After more than a year of shelter in place, masks, no crowds, no hugging, and no family gatherings, things are opening up thanks to all the precautions we’ve taken over the past year, and three effective vaccines now in play.
But people may be feeling a little anxiety, perhaps even a little fear, about going back into crowds and interacting with people in-person. How do we deal with this idea of in-person social interaction after a year or more without doing it?
The Mental Health Center of Denver, on their website mhcd.org, offers some tips on how to handle post-pandemic anxiety. The key is to ease back into social situations and remember that many others may be experiencing and feeling the same things you are. In other words, like the pandemic, in a post-pandemic world, we’re all in this together.

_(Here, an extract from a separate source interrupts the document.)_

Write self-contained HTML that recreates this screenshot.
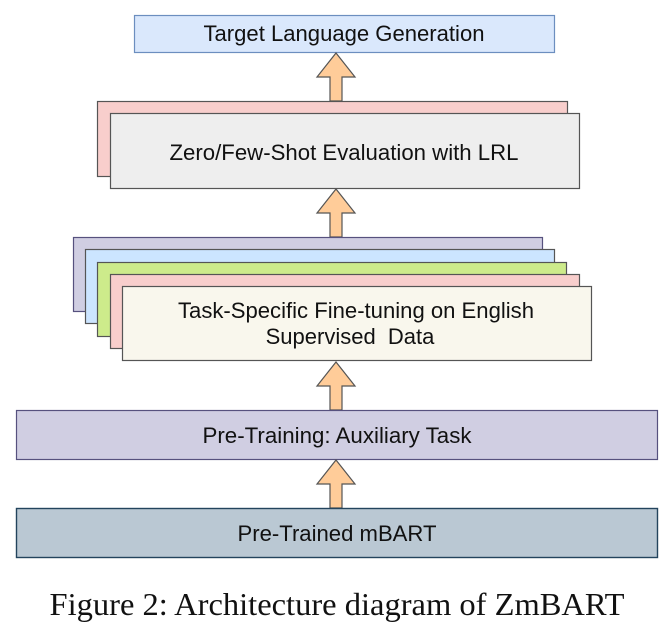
<!DOCTYPE html>
<html><head><meta charset="utf-8"><style>
html,body{margin:0;padding:0;background:#fff;}
svg{display:block}
text{font-family:"Liberation Sans",sans-serif;fill:#111;}
</style></head><body>
<svg width="672" height="640" viewBox="0 0 672 640" xmlns="http://www.w3.org/2000/svg">
<defs>
<polygon id="arr" points="-6,0 -6,-24 -19,-24 0,-48 19,-24 6,-24 6,0" fill="#ffcc99" stroke="#555" stroke-width="1.2"/>
</defs>
<rect x="134.5" y="15.5" width="420" height="37" fill="#dae8fc" stroke="#6c8ebf" stroke-width="1.2"/>
<text x="344" y="41" font-size="22" text-anchor="middle" textLength="281" lengthAdjust="spacingAndGlyphs">Target Language Generation</text>
<use href="#arr" x="336" y="101"/>
<rect x="97.5" y="101.5" width="470" height="75" fill="#f8cecc" stroke="#555" stroke-width="1.2"/>
<rect x="110.5" y="113.5" width="469" height="75" fill="#eeeeee" stroke="#555" stroke-width="1.2"/>
<text x="344" y="160" font-size="22" text-anchor="middle" textLength="349" lengthAdjust="spacingAndGlyphs">Zero/Few-Shot Evaluation with LRL</text>
<use href="#arr" x="336" y="237"/>
<rect x="73.5" y="237.5" width="469" height="74" fill="#d0cee2" stroke="#56517e" stroke-width="1.2"/>
<rect x="85.5" y="249.5" width="469" height="74" fill="#cce5ff" stroke="#555" stroke-width="1.2"/>
<rect x="97.5" y="262.5" width="469" height="74" fill="#cdeb8b" stroke="#555" stroke-width="1.2"/>
<rect x="110.5" y="274.5" width="469" height="74" fill="#f8cecc" stroke="#555" stroke-width="1.2"/>
<rect x="122.5" y="286.5" width="469" height="74" fill="#f9f7ed" stroke="#555" stroke-width="1.2"/>
<text x="356" y="318" font-size="22" text-anchor="middle" textLength="356" lengthAdjust="spacingAndGlyphs">Task-Specific Fine-tuning on English</text>
<text x="350" y="344" font-size="22" text-anchor="middle" xml:space="preserve">Supervised  Data</text>
<use href="#arr" x="336" y="410"/>
<rect x="16.5" y="410.5" width="641" height="49" fill="#d0cee2" stroke="#56517e" stroke-width="1.2"/>
<text x="337" y="443" font-size="22" text-anchor="middle" textLength="269" lengthAdjust="spacingAndGlyphs">Pre-Training: Auxiliary Task</text>
<use href="#arr" x="336" y="508"/>
<rect x="16.5" y="508.5" width="641" height="49" fill="#bac8d3" stroke="#23445d" stroke-width="1.4"/>
<text x="337" y="541" font-size="22" text-anchor="middle" textLength="199" lengthAdjust="spacingAndGlyphs">Pre-Trained mBART</text>
<text x="337" y="615" font-size="32" text-anchor="middle" textLength="575" lengthAdjust="spacingAndGlyphs" style="font-family:'Liberation Serif',serif">Figure 2: Architecture diagram of ZmBART</text>
</svg>
</body></html>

In an article titled “Post-Pandemic Anxiety: How to Handle Re-entering Society,” on mhcd.org, health writer Courtney Hanrahan outlines a few tips for re-entry.
Anxiety – what is it?
Anxiety is a general feeling of dis-ease or worrying about the future. As people begin to enter the “new normal” of a post-pandemic life, some might feel like they are entering a foreign space. When the pandemic began, we went from our familiar lives to a foreign situation of isolation. It has been more than a year since the pandemic began, so now, social interaction might feel like the less-familiar, foreign environment, increasing our anxiety.
But, we have muscle memory.
And the good thing is, the duration of our time of ‘togetherness’ before the pandemic is longer than the duration of the pandemic itself. So, although entering a post-pandemic world might feel foreign at first, we can ease ourselves into it by taking small, baby steps.
How do I cope with being around other people?
Repetition and easing back into things may solve some discomfort. What wouldn’t help is avoidance.
For example, if your employer is returning to in-person operations, take it slow and start by simply visiting the office.
Just go and see how it feels. Try it on. Dipping a toe in and realizing the water isn’t that cold can help trigger that muscle memory. It helps you remember you’ve been there before and it’s safe.
How do I handle the unknown?
A lot of anxiety comes from the unknown, which has been the hallmark of this pandemic. We can find comfort and decrease anxiety by going back to what we do know.
Think about what you have done throughout the pandemic to keep yourself safe and focus on what is in your control. For example, you can wear a mask, wash your hands, meet people outdoors and get vaccinated. Utilize the Centers for Disease Control and Prevention (CDC) and COVID-19 updates from the state of California to stay informed.
In addition, add some structure and predictability into your day.
Scheduling lunch, a walk or an event you can look forward to creates predictability, which can decrease anxiety
We’re in this together.
Anxiety skyrockets when you are the only one feeling that way. Discussing our anxiety around a post-pandemic world openly with friends, family and coworkers can help.
No one is alone in this anxiety of the unknown. It’s a very normal thing to feel. We might not know what it’s going to look like moving forward. But we can have faith that we’re in this together.